**SOURCE EXCERPT:**
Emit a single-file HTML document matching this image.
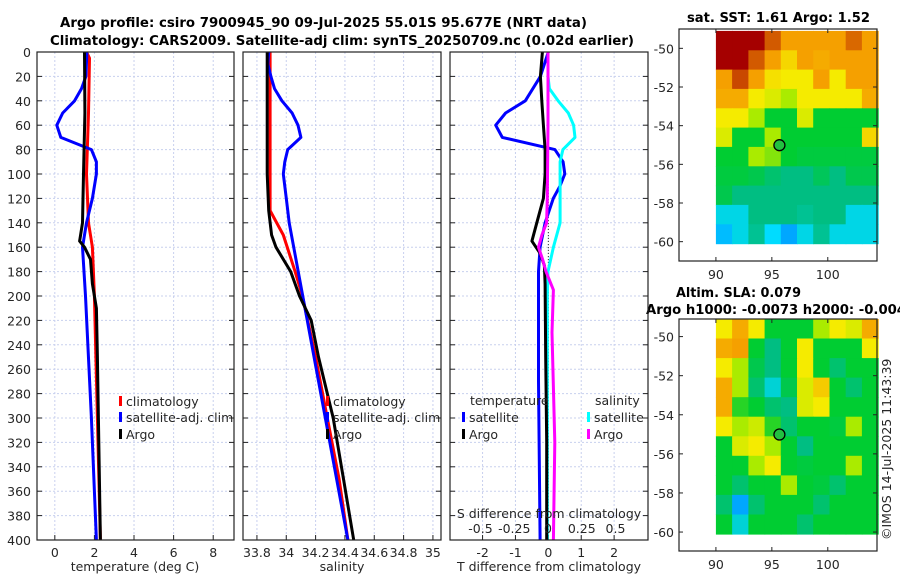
<!DOCTYPE html>
<html><head><meta charset="utf-8">
<style>
body{margin:0;background:#fff;}
svg{display:block;font-family:"DejaVu Sans","Liberation Sans",sans-serif;}
.t{font-size:12.5px;fill:#262626;}
.b{font-weight:bold;fill:#000;font-size:13px;}
</style></head>
<body>
<svg id="fig" width="900" height="580" viewBox="0 0 900 580">
<text class="b" x="60" y="27" textLength="527" lengthAdjust="spacingAndGlyphs">Argo profile: csiro 7900945_90 09-Jul-2025 55.01S 95.677E (NRT data)</text>
<text class="b" x="50" y="45" textLength="584" lengthAdjust="spacingAndGlyphs">Climatology: CARS2009. Satellite-adj clim: synTS_20250709.nc (0.02d earlier)</text>
<text class="b" x="687" y="22" textLength="183" lengthAdjust="spacingAndGlyphs">sat. SST: 1.61 Argo: 1.52</text>
<text class="b" x="676" y="297" textLength="125" lengthAdjust="spacingAndGlyphs">Altim. SLA: 0.079</text>
<text class="b" x="646" y="314" textLength="260" lengthAdjust="spacingAndGlyphs">Argo h1000: -0.0073 h2000: -0.004</text>
<text class="t" transform="translate(891,540) rotate(-90)">©IMOS 14-Jul-2025 11:43:39</text>
<g id="g"></g>
</svg>
<script>
// ---- data ----
const depthTicks=[0,20,40,60,80,100,120,140,160,180,200,220,240,260,280,300,320,340,360,380,400];
const tTicks=[0,2,4,6,8];
const sTicks=[33.8,34,34.2,34.4,34.6,34.8,35];
const dTTicks=[-2,-1,0,1,2];
const dSTicks=[-0.5,-0.25,0,0.25,0.5];
const dSTickLabels=['-0.5','-0.25','0','0.25','0.5'];
// temperature
const tSatD=[0,20,30,40,50,60,70,80,90,100,120,140,160,200,300,400];
const tSatV=[1.62,1.57,1.35,1.0,0.4,0.1,0.3,1.85,2.1,2.1,1.9,1.6,1.4,1.55,1.85,2.1];
const tClimD=[0,5,50,100,140,160,200,300,400];
const tClimV=[1.6,1.75,1.7,1.6,1.7,1.9,2.0,2.15,2.3];
const tArgoD=[0,50,100,140,150,155,160,170,190,210,250,300,400];
const tArgoV=[1.5,1.52,1.45,1.4,1.3,1.25,1.5,1.8,1.9,2.1,2.15,2.2,2.3];
// salinity
const sSatD=[0,10,20,30,40,50,60,70,80,90,100,120,140,400];
const sSatV=[33.88,33.875,33.895,33.92,33.97,34.04,34.08,34.10,34.01,33.99,33.98,34.0,34.02,34.42];
const sClimD=[0,130,150,180,200,250,300,350,400];
const sClimV=[33.89,33.89,33.98,34.06,34.11,34.2,34.28,34.36,34.42];
const sArgoD=[0,100,130,150,160,180,200,220,250,300,350,400];
const sArgoV=[33.87,33.87,33.88,33.9,33.93,34.03,34.09,34.17,34.22,34.32,34.39,34.46];
// differences
const dTSatD=[0,20,40,50,60,70,80,90,100,110,120,140,160,180,270,400];
const dTSatV=[0,-0.24,-0.7,-1.3,-1.6,-1.4,0.2,0.45,0.5,0.35,0.15,-0.1,-0.25,-0.3,-0.3,-0.25];
const dTArgoD=[0,20,40,60,80,100,120,140,155,165,175,190,250,320,400];
const dTArgoV=[-0.18,-0.24,-0.2,-0.15,-0.1,-0.1,-0.15,-0.35,-0.5,-0.25,-0.12,-0.1,-0.08,-0.05,-0.05];
const dSSatD=[0,20,30,40,50,60,70,80,90,100,120,140,160,180,200,400];
const dSSatV=[0,0,0.01,0.075,0.15,0.19,0.2,0.11,0.09,0.09,0.09,0.09,0.04,0,-0.005,-0.005];
const dSArgoD=[0,60,120,140,150,160,170,180,195,230,320,400];
const dSArgoV=[0,0,-0.005,-0.01,-0.045,-0.07,-0.04,-0.015,0.04,0.03,0.05,0.04];
// maps (values 0..1 on colour scale), rows lat -49.5..-59.5, cols lon 90..104.5
const sstGrid=[
[1,1,1,.9,.8,.8,.8,.8,.88,.8],
[1,1,.9,.8,.7,.8,.78,.8,.8,.8],
[.8,.92,.8,.68,.66,.66,.8,.66,.8,.8],
[.78,.78,.66,.62,.55,.66,.66,.66,.66,.78],
[.66,.66,.55,.42,.42,.62,.42,.42,.42,.42],
[.62,.42,.42,.55,.42,.42,.42,.42,.42,.7],
[.42,.42,.55,.52,.42,.4,.4,.4,.4,.4],
[.4,.4,.38,.33,.3,.3,.36,.3,.38,.38],
[.38,.3,.3,.3,.3,.3,.3,.3,.3,.3],
[.18,.18,.3,.3,.3,.28,.3,.3,.18,.18],
[.12,.18,.28,.15,.1,.18,.28,.18,.18,.18]];
const slaGrid=[
[.66,.78,.66,.42,.42,.42,.55,.66,.62,.78],
[.78,.8,.42,.3,.42,.66,.42,.42,.42,.66],
[.66,.55,.38,.3,.42,.66,.42,.33,.42,.42],
[.78,.55,.33,.2,.38,.62,.72,.42,.33,.42],
[.78,.45,.42,.33,.3,.62,.66,.42,.42,.42],
[.66,.55,.6,.45,.33,.42,.42,.4,.55,.42],
[.42,.62,.66,.55,.42,.3,.42,.42,.42,.42],
[.42,.42,.55,.66,.42,.4,.42,.42,.55,.42],
[.42,.33,.42,.42,.55,.42,.4,.33,.42,.42],
[.33,.1,.33,.42,.42,.42,.33,.42,.42,.42],
[.42,.2,.42,.42,.42,.33,.42,.42,.42,.42]];
const mapLonTicks=[90,95,100];
const mapLatTicks=[-50,-52,-54,-56,-58,-60];
const argoLon=95.677, argoLat=-55.01;

// ---- drawing ----
const NS='http://www.w3.org/2000/svg';
const G=document.getElementById('g');
function el(tag,attrs,parent){const e=document.createElementNS(NS,tag);for(const k in attrs)e.setAttribute(k,attrs[k]);(parent||G).appendChild(e);return e;}
function txt(x,y,s,anchor,parent){const e=el('text',{x:x,y:y,'text-anchor':anchor||'middle','class':'t'},parent);e.textContent=s;return e;}
const Y0=52,Y1=540;
const yD=d=>Y0+(Y1-Y0)*d/400;

function panel(name,left,right,xmin,xmax){
  const g=el('g',{});
  
  
  const xf=v=>left+(right-left)*(v-xmin)/(xmax-xmin);
  return {g,xf,left,right};
}
function frame(P,xticks,showY){
  for(const d of depthTicks){
    const y=yD(d);
    const gl=el('line',{x1:P.left,x2:P.right,y1:y,y2:y,stroke:'#c8d0ee','stroke-width':1,'stroke-dasharray':'2,2'},P.g);
    
    
    el('line',{x1:P.left,x2:P.left+5,y1:y,y2:y,stroke:'#222'},P.g);
    el('line',{x1:P.right-5,x2:P.right,y1:y,y2:y,stroke:'#222'},P.g);
    if(showY){const t=txt(P.left-6,y+5,String(d),'end',P.g);
      
      }
  }
  for(const v of xticks){
    const x=P.xf(v);
    const gl=el('line',{x1:x,x2:x,y1:Y0,y2:Y1,stroke:'#c8d0ee','stroke-width':1,'stroke-dasharray':'2,2'},P.g);
    
    
    el('line',{x1:x,x2:x,y1:Y1-5,y2:Y1,stroke:'#222'},P.g);
    const t=txt(x,Y1+17,String(v),'middle',P.g);
    
    
  }
}
function border(P){
  const r=el('rect',{x:P.left,y:Y0,width:P.right-P.left,height:Y1-Y0,fill:'none',stroke:'#222','stroke-width':1.2},P.g);
  
  
}
function line(P,ds,vs,color,name,xf){
  const f=xf||P.xf;
  const pts=ds.map((d,i)=>f(vs[i]).toFixed(1)+','+yD(d).toFixed(1)).join(' ');
  const p=el('polyline',{points:pts,fill:'none',stroke:color,'stroke-width':3,'stroke-linejoin':'round'},P.g);
  
  
}
function legendItem(P,x,y,color,label,name){
  const r=el('rect',{x:x,y:y-9,width:3,height:10,fill:color},P.g);
  
  
  const t=txt(x+7,y+1,label,'start',P.g);
  
  
}

// panel 1 temperature
const P1=panel('temperature-panel',37,234,-0.9,9.05);
frame(P1,tTicks,true);
line(P1,tClimD,tClimV,'#ff0000','climatology-temp-line');
line(P1,tSatD,tSatV,'#0000ff','satellite-temp-line');
line(P1,tArgoD,tArgoV,'#000000','argo-temp-line');
border(P1);
legendItem(P1,119,405,'#ff0000','climatology','legend-climatology');
legendItem(P1,119,421,'#0000ff','satellite-adj. clim','legend-satellite');
legendItem(P1,119,438,'#000000','Argo','legend-argo');
{const t=txt(135,571,'temperature (deg C)','middle',P1.g);}

// panel 2 salinity
const P2=panel('salinity-panel',243,441,33.705,35.055);
frame(P2,sTicks,false);
line(P2,sClimD,sClimV,'#ff0000','climatology-salinity-line');
line(P2,sSatD,sSatV,'#0000ff','satellite-salinity-line');
line(P2,sArgoD,sArgoV,'#000000','argo-salinity-line');
border(P2);
legendItem(P2,326,405,'#ff0000','climatology','legend-climatology');
legendItem(P2,326,421,'#0000ff','satellite-adj. clim','legend-satellite');
legendItem(P2,326,438,'#000000','Argo','legend-argo');
{const t=txt(342,571,'salinity','middle',P2.g);}

// panel 3 differences
const P3=panel('difference-panel',450,648,-2.99,3.03);
frame(P3,dTTicks,false);
const xS=v=>548+v*135;
el('line',{x1:P3.xf(0),x2:P3.xf(0),y1:Y0,y2:Y1,stroke:'#333','stroke-width':1,'stroke-dasharray':'1,2'},P3.g);
line(P3,dTSatD,dTSatV,'#0000ff','satellite-temp-diff-line');
line(P3,dSSatD,dSSatV,'#00ffff','satellite-salinity-diff-line',xS);
line(P3,dTArgoD,dTArgoV,'#000000','argo-temp-diff-line');
line(P3,dSArgoD,dSArgoV,'#ff00ff','argo-salinity-diff-line',xS);
border(P3);
{const t=txt(470,405,'temperature','start',P3.g);}
{const t=txt(595,405,'salinity','start',P3.g);}
legendItem(P3,462,421,'#0000ff','satellite','legend-temp-satellite');
legendItem(P3,462,438,'#000000','Argo','legend-temp-argo');
legendItem(P3,587,421,'#00ffff','satellite','legend-sal-satellite');
legendItem(P3,587,438,'#ff00ff','Argo','legend-sal-argo');
{const t=txt(549,518,'S difference from climatology','middle',P3.g);}
dSTicks.forEach((v,i)=>{const t=txt(xS(v),533,dSTickLabels[i],'middle',P3.g);
  
  });
{const t=txt(549,571,'T difference from climatology','middle',P3.g);}

// maps
const stops=[[0,[0,60,255]],[0.15,[0,220,255]],[0.3,[0,190,130]],[0.42,[0,205,50]],[0.55,[170,235,0]],[0.66,[245,235,0]],[0.8,[245,160,0]],[0.9,[210,90,0]],[1,[165,0,0]]];
function cmap(v){for(let i=1;i<stops.length;i++){if(v<=stops[i][0]){const a=stops[i-1],b=stops[i],t=(v-a[0])/(b[0]-a[0]);return 'rgb('+a[1].map((c,k)=>Math.round(c+(b[1][k]-c)*t)).join(',')+')';}}return 'rgb(165,0,0)';}
function map(name,box,lon0,lon1,lat0,lat1,grid){
  const g=el('g',{});
  
  
  const xf=lo=>box.x0+(box.x1-box.x0)*(lo-lon0)/(lon1-lon0);
  const yf=la=>box.y0+(box.y1-box.y0)*(lat1-la)/(lat1-lat0);
  const rows=grid.length,cols=grid[0].length;
  const dLon=(104.5-90)/cols,dLat=(60.1-49.1)/rows;
  grid.forEach((row,r)=>row.forEach((v,c)=>{
    const x=xf(90+c*dLon),y=yf(-49.1-r*dLat);
    const cell=el('rect',{x:x.toFixed(1),y:y.toFixed(1),width:(xf(90+(c+1)*dLon)-x+0.6).toFixed(1),height:(yf(-49.1-(r+1)*dLat)-y+0.6).toFixed(1),fill:cmap(v)},g);
    
    
  }));
  const fr=el('rect',{x:box.x0,y:box.y0,width:box.x1-box.x0,height:box.y1-box.y0,fill:'none',stroke:'#222','stroke-width':1.2},g);
  
  
  for(const lo of mapLonTicks){const x=xf(lo);
    el('line',{x1:x,x2:x,y1:box.y1,y2:box.y1-4,stroke:'#222'},g);
    el('line',{x1:x,x2:x,y1:box.y0,y2:box.y0+4,stroke:'#222'},g);
    const t=txt(x,box.y1+18,String(lo),'middle',g);
    
    }
  for(const la of mapLatTicks){const y=yf(la);
    el('line',{x1:box.x0,x2:box.x0+4,y1:y,y2:y,stroke:'#222'},g);
    el('line',{x1:box.x1,x2:box.x1-4,y1:y,y2:y,stroke:'#222'},g);
    const t=txt(box.x0-5,y+5,String(la),'end',g);
    
    }
  const m=el('circle',{cx:xf(argoLon),cy:yf(argoLat),r:5.5,fill:'#22c040',stroke:'#000','stroke-width':1.3},g);
  
  
}
map('sst-map',{x0:679,x1:877,y0:29,y1:261},86.7,104.4,-61.0,-49.0,sstGrid);
map('sla-map',{x0:679,x1:877,y0:319,y1:551},86.7,104.4,-60.97,-49.1,slaGrid);
</script>
</body></html>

**TASK TO CARRY OUT:**
Scan the listing above and copy all lines containing the word "document".

**ANSWER:**
Emit a single-file HTML document matching this image.
const G=document.getElementById('g');
function el(tag,attrs,parent){const e=document.createElementNS(NS,tag);for(const k in attrs)e.setAttribute(k,attrs[k]);(parent||G).appendChild(e);return e;}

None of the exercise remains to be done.